Marcus Harris, BPA’s chief financial officer
On Oct. 3, the Bonneville Power Administration made its annual payment to the U.S. Department of the Treasury for the 40th consecutive year on time and in full, bringing cumulative payments to approximately $34.6 billion over this period. The total payment for fiscal year 2023 was $1.02 billion. Despite facing an energy crisis at the turn of the century, two major economic downturns and a significant drop in electricity market prices for several years in the mid-2010s, BPA has consistently made this payment on time and in full for four decades running.

In a year marked by dry conditions and high market prices for power purchases, BPA ends the fiscal year in a healthy financial position due to cost management and agency financial policies, such as the Financial Reserves Policy.

“Completing the annual U.S Treasury payment for the 40th year in a row is a significant milestone that demonstrates BPA’s ongoing ability to meet all of its financial obligations,” said Marcus Harris, BPA’s chief financial officer. “Prudent decisions guided by our financial reserves policy framework have set us up to weather these recent challenging market conditions and remain financially strong.”

This year’s payment includes $740.7 million in principal and $218.2 million in interest.

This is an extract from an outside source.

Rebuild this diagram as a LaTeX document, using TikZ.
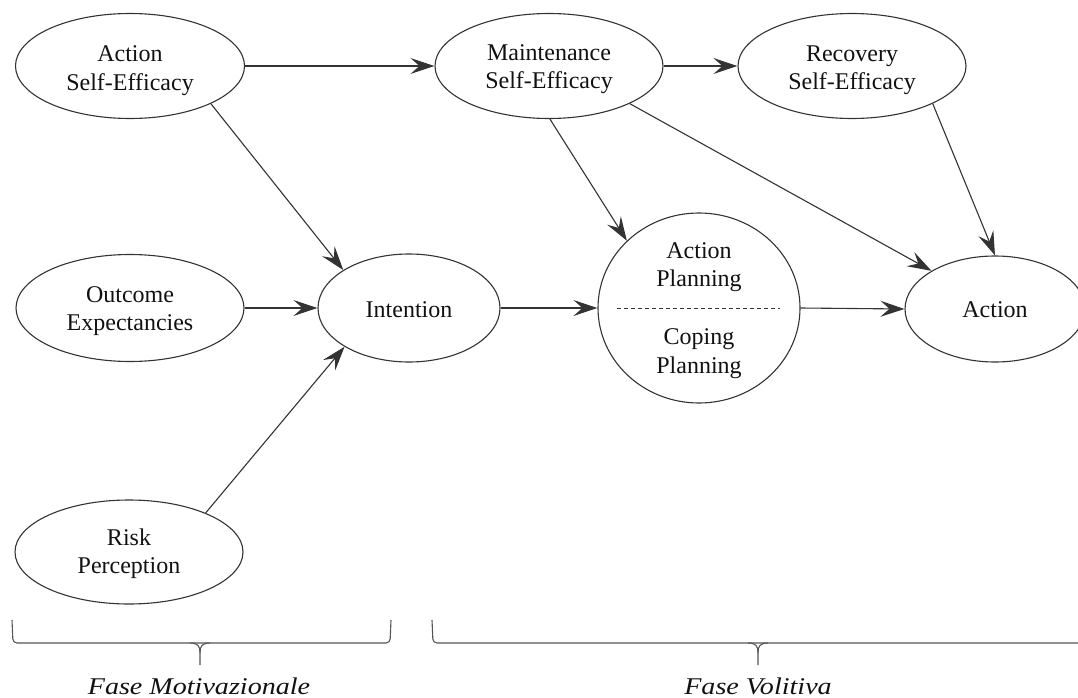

The principal includes $424.2 million of additional federal debt payment associated with the Regional Cooperation Debt phase 2 program and the FY 2022 Reserves Distribution Clause. The remaining $62.4 million covers a variety of other costs, including irrigation assistance payments that BPA provides to help irrigators repay their share of certain Bureau of Reclamation projects.

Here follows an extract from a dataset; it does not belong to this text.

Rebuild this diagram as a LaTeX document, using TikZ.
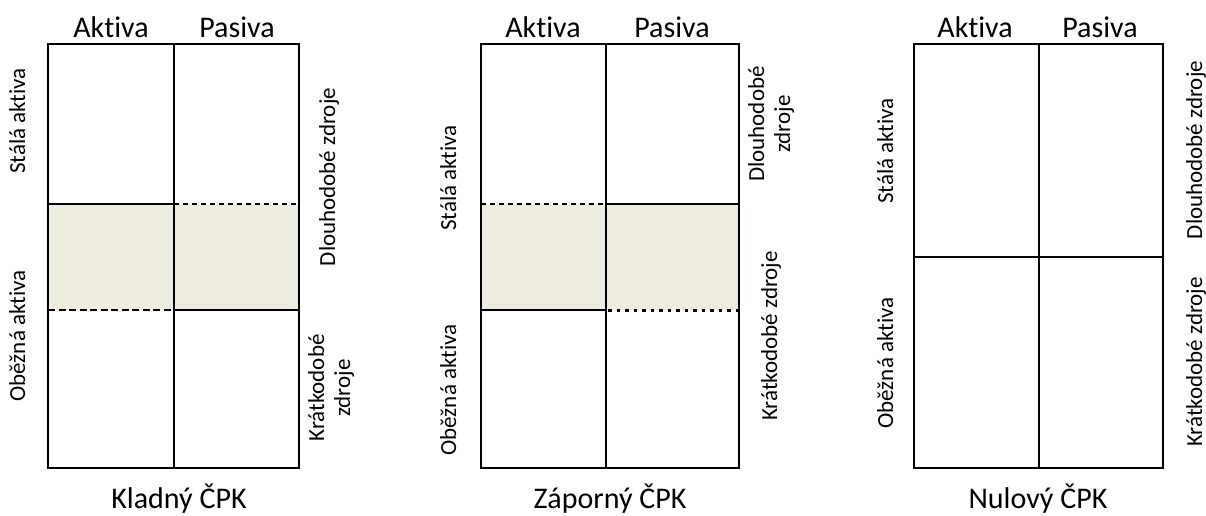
\documentclass[tikz,border=0pt]{standalone}
\usepackage{fontspec}
\setmainfont{Carlito}[RawFeature=-liga]
\definecolor{shadefill}{HTML}{EEECE1}
\begin{document}
\begin{tikzpicture}[x=1pt,y=-1pt,
  gridline/.style={line width=2pt},
  dashfine/.style={line width=2pt, dash pattern=on 4.5pt off 4.5pt},
  dashbold/.style={line width=2.6pt, dash pattern=on 7pt off 3.5pt},
  dashdots/.style={line width=3pt, dash pattern=on 3.5pt off 5pt},
  head/.style={font=\fontsize{30}{36}\selectfont, anchor=base, inner sep=0pt},
  side/.style={font=\fontsize{23}{26}\selectfont, rotate=90, anchor=base, inner sep=0pt},
  sidetwo/.style={font=\fontsize{23}{26}\selectfont, rotate=90, align=center, inner sep=0pt}]
\useasboundingbox (0,0) rectangle (1206,515);

% ---------- Panel 1: Kladny CPK ----------
\fill[shadefill] (48,203.5) rectangle (299,310);
\draw[gridline] (48,43.5) rectangle (299,467.7);
\draw[gridline] (174,43.5) -- (174,467.7);
\draw[gridline] (48,203.5) -- (174,203.5);
\draw[dashfine] (174,203.5) -- (299,203.5);
\draw[gridline] (174,310) -- (299,310);
\draw[dashbold] (48,310) -- (172,310);
\node[head] (a1) at (111,37) {Aktiva};
\node[head] (p1) at (237,37) {Pasiva};
\node[side] (sa1) at (25,121) {Stálá aktiva};
\node[side] (oa1) at (25,336) {Oběžná aktiva};
\node[side] (dz1) at (335,177) {Dlouhodobé zdroje};
\node[sidetwo] (kz1) at (331,388) {Krátkodobé\\zdroje};
\node[head] (t1) at (179,508) {Kladný ČPK};

% ---------- Panel 2: Zaporny CPK ----------
\fill[shadefill] (481,203.5) rectangle (739,310);
\draw[gridline] (481,43.5) rectangle (739,467.7);
\draw[gridline] (606,43.5) -- (606,467.7);
\draw[dashfine] (481,203.5) -- (606,203.5);
\draw[gridline] (606,203.5) -- (739,203.5);
\draw[gridline] (481,310) -- (606,310);
\draw[dashdots] (608,310) -- (739,310);
\node[head] (a2) at (543,37) {Aktiva};
\node[head] (p2) at (672,37) {Pasiva};
\node[side] (sa2) at (456,178) {Stálá aktiva};
\node[side] (oa2) at (456,390) {Oběžná aktiva};
\node[sidetwo] (dz2) at (771,124) {Dlouhodobé\\zdroje};
\node[side] (kz2) at (777,336) {Krátkodobé zdroje};
\node[head] (t2) at (610,508) {Záporný ČPK};

% ---------- Panel 3: Nulovy CPK ----------
\draw[gridline] (914,43.5) rectangle (1163,467.7);
\draw[gridline] (1039,43.5) -- (1039,467.7);
\draw[gridline] (914,256.7) -- (1163,256.7);
\node[head] (a3) at (975,37) {Aktiva};
\node[head] (p3) at (1100,37) {Pasiva};
\node[side] (sa3) at (893,151) {Stálá aktiva};
\node[side] (oa3) at (893,363) {Oběžná aktiva};
\node[side] (dz3) at (1202,150) {Dlouhodobé zdroje};
\node[side] (kz3) at (1202,362) {Krátkodobé zdroje};
\node[head] (t3) at (1038,508) {Nulový ČPK};
\end{tikzpicture}
\end{document}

BPA is a self-financed power marketing administration that receives no annual appropriation funding from Congress. Instead, BPA recovers its costs primarily through the sale of electric power and transmission services.

Each year, BPA pays back to the U.S. Treasury a portion of the taxpayers' investment in the Federal Columbia River Power System, which includes the federal hydropower dams that produce renewable electricity and the transmission system. BPA sets its rates to maintain an annual 97.5 percent probability of making this payment.